• **EXERCISE BRIEF**
The entries below are to be repeated exactly as they stand.

╔══

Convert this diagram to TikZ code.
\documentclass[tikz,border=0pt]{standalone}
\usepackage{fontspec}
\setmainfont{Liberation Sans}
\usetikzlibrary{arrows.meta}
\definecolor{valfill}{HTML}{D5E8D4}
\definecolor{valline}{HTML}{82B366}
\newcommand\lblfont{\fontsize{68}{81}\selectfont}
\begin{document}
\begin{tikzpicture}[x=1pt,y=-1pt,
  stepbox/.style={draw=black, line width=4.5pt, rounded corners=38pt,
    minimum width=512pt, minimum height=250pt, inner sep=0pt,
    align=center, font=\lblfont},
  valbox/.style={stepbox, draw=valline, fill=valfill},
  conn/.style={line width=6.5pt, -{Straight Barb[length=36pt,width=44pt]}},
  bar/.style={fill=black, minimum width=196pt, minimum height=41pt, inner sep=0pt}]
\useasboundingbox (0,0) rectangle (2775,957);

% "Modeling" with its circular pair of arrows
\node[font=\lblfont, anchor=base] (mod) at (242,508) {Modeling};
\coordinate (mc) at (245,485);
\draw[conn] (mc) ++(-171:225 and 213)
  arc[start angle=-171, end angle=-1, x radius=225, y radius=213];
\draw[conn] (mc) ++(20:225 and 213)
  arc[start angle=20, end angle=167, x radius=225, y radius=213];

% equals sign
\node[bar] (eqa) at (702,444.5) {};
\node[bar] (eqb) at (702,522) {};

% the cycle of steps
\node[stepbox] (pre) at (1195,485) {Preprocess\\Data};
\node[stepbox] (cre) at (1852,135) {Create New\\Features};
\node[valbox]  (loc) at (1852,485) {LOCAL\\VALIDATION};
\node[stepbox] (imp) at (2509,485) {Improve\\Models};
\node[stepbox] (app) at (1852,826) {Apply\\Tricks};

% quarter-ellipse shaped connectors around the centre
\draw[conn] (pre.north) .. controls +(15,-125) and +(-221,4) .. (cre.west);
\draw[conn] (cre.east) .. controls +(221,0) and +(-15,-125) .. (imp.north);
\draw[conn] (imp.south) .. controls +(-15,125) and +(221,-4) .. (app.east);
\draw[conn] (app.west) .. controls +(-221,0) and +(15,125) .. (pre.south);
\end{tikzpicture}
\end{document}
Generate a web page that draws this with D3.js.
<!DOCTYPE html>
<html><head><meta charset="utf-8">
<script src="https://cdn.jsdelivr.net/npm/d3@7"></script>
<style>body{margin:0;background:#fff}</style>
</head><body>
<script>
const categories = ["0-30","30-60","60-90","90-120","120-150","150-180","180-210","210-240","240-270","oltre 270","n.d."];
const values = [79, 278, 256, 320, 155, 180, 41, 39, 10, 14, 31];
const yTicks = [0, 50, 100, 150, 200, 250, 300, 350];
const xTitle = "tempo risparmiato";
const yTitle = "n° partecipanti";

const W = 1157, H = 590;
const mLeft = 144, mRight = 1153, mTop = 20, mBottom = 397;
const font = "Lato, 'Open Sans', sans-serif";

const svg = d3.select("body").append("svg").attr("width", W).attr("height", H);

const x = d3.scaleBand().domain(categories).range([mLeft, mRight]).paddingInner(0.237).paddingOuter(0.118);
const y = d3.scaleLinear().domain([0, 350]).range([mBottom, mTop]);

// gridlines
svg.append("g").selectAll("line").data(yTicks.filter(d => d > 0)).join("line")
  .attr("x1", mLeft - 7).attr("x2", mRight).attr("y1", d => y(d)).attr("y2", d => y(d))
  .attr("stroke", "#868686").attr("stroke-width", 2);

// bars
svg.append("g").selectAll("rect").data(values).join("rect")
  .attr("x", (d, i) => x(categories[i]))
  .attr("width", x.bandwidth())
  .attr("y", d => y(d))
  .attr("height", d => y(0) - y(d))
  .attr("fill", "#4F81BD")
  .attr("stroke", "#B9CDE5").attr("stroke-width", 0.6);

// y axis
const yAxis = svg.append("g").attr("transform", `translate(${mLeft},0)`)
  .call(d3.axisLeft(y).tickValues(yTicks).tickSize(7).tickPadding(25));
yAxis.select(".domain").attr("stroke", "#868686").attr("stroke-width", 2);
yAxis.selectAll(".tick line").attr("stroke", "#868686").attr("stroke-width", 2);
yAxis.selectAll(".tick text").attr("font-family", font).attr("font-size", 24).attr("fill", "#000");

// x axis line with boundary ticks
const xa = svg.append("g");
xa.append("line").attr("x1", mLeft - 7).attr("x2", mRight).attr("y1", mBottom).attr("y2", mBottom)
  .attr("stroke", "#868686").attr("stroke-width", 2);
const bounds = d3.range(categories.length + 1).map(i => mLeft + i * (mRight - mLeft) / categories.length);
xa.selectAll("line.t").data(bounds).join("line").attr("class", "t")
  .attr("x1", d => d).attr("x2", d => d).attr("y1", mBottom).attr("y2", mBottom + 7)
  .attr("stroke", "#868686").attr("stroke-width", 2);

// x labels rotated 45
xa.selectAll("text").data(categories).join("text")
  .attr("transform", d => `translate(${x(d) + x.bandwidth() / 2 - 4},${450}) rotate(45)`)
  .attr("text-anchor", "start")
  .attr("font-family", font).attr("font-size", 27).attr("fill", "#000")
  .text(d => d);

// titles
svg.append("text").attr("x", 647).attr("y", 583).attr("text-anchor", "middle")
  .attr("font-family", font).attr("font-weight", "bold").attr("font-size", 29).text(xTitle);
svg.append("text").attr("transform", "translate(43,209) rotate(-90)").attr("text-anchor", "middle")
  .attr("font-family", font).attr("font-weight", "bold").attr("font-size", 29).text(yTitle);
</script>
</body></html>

╚══

• **REPLY TO THE EXERCISE**
Convert this diagram to TikZ code.
\documentclass[tikz,border=0pt]{standalone}
\usepackage{fontspec}
\setmainfont{Liberation Sans}
\usetikzlibrary{arrows.meta}
\definecolor{valfill}{HTML}{D5E8D4}
\definecolor{valline}{HTML}{82B366}
\newcommand\lblfont{\fontsize{68}{81}\selectfont}
\begin{document}
\begin{tikzpicture}[x=1pt,y=-1pt,
  stepbox/.style={draw=black, line width=4.5pt, rounded corners=38pt,
    minimum width=512pt, minimum height=250pt, inner sep=0pt,
    align=center, font=\lblfont},
  valbox/.style={stepbox, draw=valline, fill=valfill},
  conn/.style={line width=6.5pt, -{Straight Barb[length=36pt,width=44pt]}},
  bar/.style={fill=black, minimum width=196pt, minimum height=41pt, inner sep=0pt}]
\useasboundingbox (0,0) rectangle (2775,957);

% "Modeling" with its circular pair of arrows
\node[font=\lblfont, anchor=base] (mod) at (242,508) {Modeling};
\coordinate (mc) at (245,485);
\draw[conn] (mc) ++(-171:225 and 213)
  arc[start angle=-171, end angle=-1, x radius=225, y radius=213];
\draw[conn] (mc) ++(20:225 and 213)
  arc[start angle=20, end angle=167, x radius=225, y radius=213];

% equals sign
\node[bar] (eqa) at (702,444.5) {};
\node[bar] (eqb) at (702,522) {};

% the cycle of steps
\node[stepbox] (pre) at (1195,485) {Preprocess\\Data};
\node[stepbox] (cre) at (1852,135) {Create New\\Features};
\node[valbox]  (loc) at (1852,485) {LOCAL\\VALIDATION};
\node[stepbox] (imp) at (2509,485) {Improve\\Models};
\node[stepbox] (app) at (1852,826) {Apply\\Tricks};

% quarter-ellipse shaped connectors around the centre
\draw[conn] (pre.north) .. controls +(15,-125) and +(-221,4) .. (cre.west);
\draw[conn] (cre.east) .. controls +(221,0) and +(-15,-125) .. (imp.north);
\draw[conn] (imp.south) .. controls +(-15,125) and +(221,-4) .. (app.east);
\draw[conn] (app.west) .. controls +(-221,0) and +(15,125) .. (pre.south);
\end{tikzpicture}
\end{document}
Generate a web page that draws this with D3.js.
<!DOCTYPE html>
<html><head><meta charset="utf-8">
<script src="https://cdn.jsdelivr.net/npm/d3@7"></script>
<style>body{margin:0;background:#fff}</style>
</head><body>
<script>
const categories = ["0-30","30-60","60-90","90-120","120-150","150-180","180-210","210-240","240-270","oltre 270","n.d."];
const values = [79, 278, 256, 320, 155, 180, 41, 39, 10, 14, 31];
const yTicks = [0, 50, 100, 150, 200, 250, 300, 350];
const xTitle = "tempo risparmiato";
const yTitle = "n° partecipanti";

const W = 1157, H = 590;
const mLeft = 144, mRight = 1153, mTop = 20, mBottom = 397;
const font = "Lato, 'Open Sans', sans-serif";

const svg = d3.select("body").append("svg").attr("width", W).attr("height", H);

const x = d3.scaleBand().domain(categories).range([mLeft, mRight]).paddingInner(0.237).paddingOuter(0.118);
const y = d3.scaleLinear().domain([0, 350]).range([mBottom, mTop]);

// gridlines
svg.append("g").selectAll("line").data(yTicks.filter(d => d > 0)).join("line")
  .attr("x1", mLeft - 7).attr("x2", mRight).attr("y1", d => y(d)).attr("y2", d => y(d))
  .attr("stroke", "#868686").attr("stroke-width", 2);

// bars
svg.append("g").selectAll("rect").data(values).join("rect")
  .attr("x", (d, i) => x(categories[i]))
  .attr("width", x.bandwidth())
  .attr("y", d => y(d))
  .attr("height", d => y(0) - y(d))
  .attr("fill", "#4F81BD")
  .attr("stroke", "#B9CDE5").attr("stroke-width", 0.6);

// y axis
const yAxis = svg.append("g").attr("transform", `translate(${mLeft},0)`)
  .call(d3.axisLeft(y).tickValues(yTicks).tickSize(7).tickPadding(25));
yAxis.select(".domain").attr("stroke", "#868686").attr("stroke-width", 2);
yAxis.selectAll(".tick line").attr("stroke", "#868686").attr("stroke-width", 2);
yAxis.selectAll(".tick text").attr("font-family", font).attr("font-size", 24).attr("fill", "#000");

// x axis line with boundary ticks
const xa = svg.append("g");
xa.append("line").attr("x1", mLeft - 7).attr("x2", mRight).attr("y1", mBottom).attr("y2", mBottom)
  .attr("stroke", "#868686").attr("stroke-width", 2);
const bounds = d3.range(categories.length + 1).map(i => mLeft + i * (mRight - mLeft) / categories.length);
xa.selectAll("line.t").data(bounds).join("line").attr("class", "t")
  .attr("x1", d => d).attr("x2", d => d).attr("y1", mBottom).attr("y2", mBottom + 7)
  .attr("stroke", "#868686").attr("stroke-width", 2);

// x labels rotated 45
xa.selectAll("text").data(categories).join("text")
  .attr("transform", d => `translate(${x(d) + x.bandwidth() / 2 - 4},${450}) rotate(45)`)
  .attr("text-anchor", "start")
  .attr("font-family", font).attr("font-size", 27).attr("fill", "#000")
  .text(d => d);

// titles
svg.append("text").attr("x", 647).attr("y", 583).attr("text-anchor", "middle")
  .attr("font-family", font).attr("font-weight", "bold").attr("font-size", 29).text(xTitle);
svg.append("text").attr("transform", "translate(43,209) rotate(-90)").attr("text-anchor", "middle")
  .attr("font-family", font).attr("font-weight", "bold").attr("font-size", 29).text(yTitle);
</script>
</body></html>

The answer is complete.